··· Dataset content ···
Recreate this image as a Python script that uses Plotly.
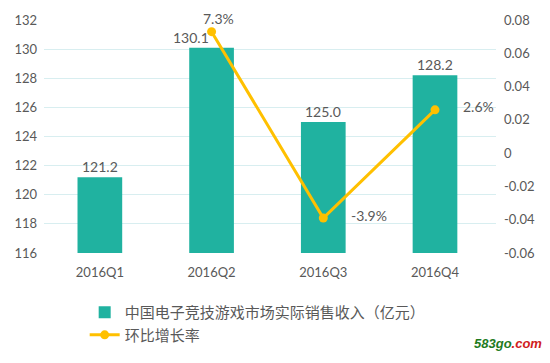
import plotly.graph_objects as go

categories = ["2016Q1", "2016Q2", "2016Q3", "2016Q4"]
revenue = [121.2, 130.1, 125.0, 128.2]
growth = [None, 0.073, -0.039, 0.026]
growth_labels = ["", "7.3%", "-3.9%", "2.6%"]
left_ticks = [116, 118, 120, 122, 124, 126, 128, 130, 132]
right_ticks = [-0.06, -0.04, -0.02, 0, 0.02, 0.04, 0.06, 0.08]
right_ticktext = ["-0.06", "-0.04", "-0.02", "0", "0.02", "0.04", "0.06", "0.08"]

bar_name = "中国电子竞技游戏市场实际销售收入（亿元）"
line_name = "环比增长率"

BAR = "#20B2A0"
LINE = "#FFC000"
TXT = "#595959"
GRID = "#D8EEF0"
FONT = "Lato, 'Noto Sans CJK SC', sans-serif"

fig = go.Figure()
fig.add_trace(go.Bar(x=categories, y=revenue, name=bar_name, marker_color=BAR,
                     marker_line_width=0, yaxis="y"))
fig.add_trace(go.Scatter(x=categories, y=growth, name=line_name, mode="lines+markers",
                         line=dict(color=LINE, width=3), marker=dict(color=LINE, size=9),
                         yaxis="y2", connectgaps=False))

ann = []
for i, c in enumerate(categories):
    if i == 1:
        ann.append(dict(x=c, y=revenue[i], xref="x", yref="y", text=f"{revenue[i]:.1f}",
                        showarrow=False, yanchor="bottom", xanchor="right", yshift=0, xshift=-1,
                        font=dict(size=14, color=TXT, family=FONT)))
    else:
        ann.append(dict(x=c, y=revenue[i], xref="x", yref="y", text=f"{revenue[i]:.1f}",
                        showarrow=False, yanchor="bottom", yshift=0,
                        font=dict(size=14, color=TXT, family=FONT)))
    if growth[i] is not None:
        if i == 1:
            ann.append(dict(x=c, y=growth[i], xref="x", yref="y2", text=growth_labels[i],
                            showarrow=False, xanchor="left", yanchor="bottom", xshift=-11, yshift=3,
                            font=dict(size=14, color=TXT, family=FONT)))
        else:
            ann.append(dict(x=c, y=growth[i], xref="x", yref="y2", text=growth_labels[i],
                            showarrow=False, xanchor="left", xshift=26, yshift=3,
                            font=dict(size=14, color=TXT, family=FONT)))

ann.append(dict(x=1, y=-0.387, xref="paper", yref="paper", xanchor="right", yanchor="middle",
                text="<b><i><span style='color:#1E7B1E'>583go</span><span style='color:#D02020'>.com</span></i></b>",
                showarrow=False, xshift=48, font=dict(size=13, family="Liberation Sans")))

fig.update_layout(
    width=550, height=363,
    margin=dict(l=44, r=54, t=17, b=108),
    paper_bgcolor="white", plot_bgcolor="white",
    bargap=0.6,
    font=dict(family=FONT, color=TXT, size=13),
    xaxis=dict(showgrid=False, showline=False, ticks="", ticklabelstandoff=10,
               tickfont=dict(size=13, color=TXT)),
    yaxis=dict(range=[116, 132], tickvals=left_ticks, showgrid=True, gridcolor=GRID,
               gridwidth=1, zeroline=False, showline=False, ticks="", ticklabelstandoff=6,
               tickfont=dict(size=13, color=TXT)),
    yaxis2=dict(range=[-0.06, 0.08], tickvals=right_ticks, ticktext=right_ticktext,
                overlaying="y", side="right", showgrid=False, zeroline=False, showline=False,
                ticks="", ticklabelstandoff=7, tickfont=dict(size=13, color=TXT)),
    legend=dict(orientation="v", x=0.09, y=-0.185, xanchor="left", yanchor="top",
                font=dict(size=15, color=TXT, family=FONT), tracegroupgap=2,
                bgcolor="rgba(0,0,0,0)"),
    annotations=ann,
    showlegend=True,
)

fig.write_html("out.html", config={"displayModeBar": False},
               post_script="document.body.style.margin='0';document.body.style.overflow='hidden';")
···
• Directions for this task: Copy the material above exactly and drop the pictures.

• Correct answer:
Recreate this image as a Python script that uses Plotly.
import plotly.graph_objects as go

categories = ["2016Q1", "2016Q2", "2016Q3", "2016Q4"]
revenue = [121.2, 130.1, 125.0, 128.2]
growth = [None, 0.073, -0.039, 0.026]
growth_labels = ["", "7.3%", "-3.9%", "2.6%"]
left_ticks = [116, 118, 120, 122, 124, 126, 128, 130, 132]
right_ticks = [-0.06, -0.04, -0.02, 0, 0.02, 0.04, 0.06, 0.08]
right_ticktext = ["-0.06", "-0.04", "-0.02", "0", "0.02", "0.04", "0.06", "0.08"]

bar_name = "中国电子竞技游戏市场实际销售收入（亿元）"
line_name = "环比增长率"

BAR = "#20B2A0"
LINE = "#FFC000"
TXT = "#595959"
GRID = "#D8EEF0"
FONT = "Lato, 'Noto Sans CJK SC', sans-serif"

fig = go.Figure()
fig.add_trace(go.Bar(x=categories, y=revenue, name=bar_name, marker_color=BAR,
                     marker_line_width=0, yaxis="y"))
fig.add_trace(go.Scatter(x=categories, y=growth, name=line_name, mode="lines+markers",
                         line=dict(color=LINE, width=3), marker=dict(color=LINE, size=9),
                         yaxis="y2", connectgaps=False))

ann = []
for i, c in enumerate(categories):
    if i == 1:
        ann.append(dict(x=c, y=revenue[i], xref="x", yref="y", text=f"{revenue[i]:.1f}",
                        showarrow=False, yanchor="bottom", xanchor="right", yshift=0, xshift=-1,
                        font=dict(size=14, color=TXT, family=FONT)))
    else:
        ann.append(dict(x=c, y=revenue[i], xref="x", yref="y", text=f"{revenue[i]:.1f}",
                        showarrow=False, yanchor="bottom", yshift=0,
                        font=dict(size=14, color=TXT, family=FONT)))
    if growth[i] is not None:
        if i == 1:
            ann.append(dict(x=c, y=growth[i], xref="x", yref="y2", text=growth_labels[i],
                            showarrow=False, xanchor="left", yanchor="bottom", xshift=-11, yshift=3,
                            font=dict(size=14, color=TXT, family=FONT)))
        else:
            ann.append(dict(x=c, y=growth[i], xref="x", yref="y2", text=growth_labels[i],
                            showarrow=False, xanchor="left", xshift=26, yshift=3,
                            font=dict(size=14, color=TXT, family=FONT)))

ann.append(dict(x=1, y=-0.387, xref="paper", yref="paper", xanchor="right", yanchor="middle",
                text="<b><i><span style='color:#1E7B1E'>583go</span><span style='color:#D02020'>.com</span></i></b>",
                showarrow=False, xshift=48, font=dict(size=13, family="Liberation Sans")))

fig.update_layout(
    width=550, height=363,
    margin=dict(l=44, r=54, t=17, b=108),
    paper_bgcolor="white", plot_bgcolor="white",
    bargap=0.6,
    font=dict(family=FONT, color=TXT, size=13),
    xaxis=dict(showgrid=False, showline=False, ticks="", ticklabelstandoff=10,
               tickfont=dict(size=13, color=TXT)),
    yaxis=dict(range=[116, 132], tickvals=left_ticks, showgrid=True, gridcolor=GRID,
               gridwidth=1, zeroline=False, showline=False, ticks="", ticklabelstandoff=6,
               tickfont=dict(size=13, color=TXT)),
    yaxis2=dict(range=[-0.06, 0.08], tickvals=right_ticks, ticktext=right_ticktext,
                overlaying="y", side="right", showgrid=False, zeroline=False, showline=False,
                ticks="", ticklabelstandoff=7, tickfont=dict(size=13, color=TXT)),
    legend=dict(orientation="v", x=0.09, y=-0.185, xanchor="left", yanchor="top",
                font=dict(size=15, color=TXT, family=FONT), tracegroupgap=2,
                bgcolor="rgba(0,0,0,0)"),
    annotations=ann,
    showlegend=True,
)

fig.write_html("out.html", config={"displayModeBar": False},
               post_script="document.body.style.margin='0';document.body.style.overflow='hidden';")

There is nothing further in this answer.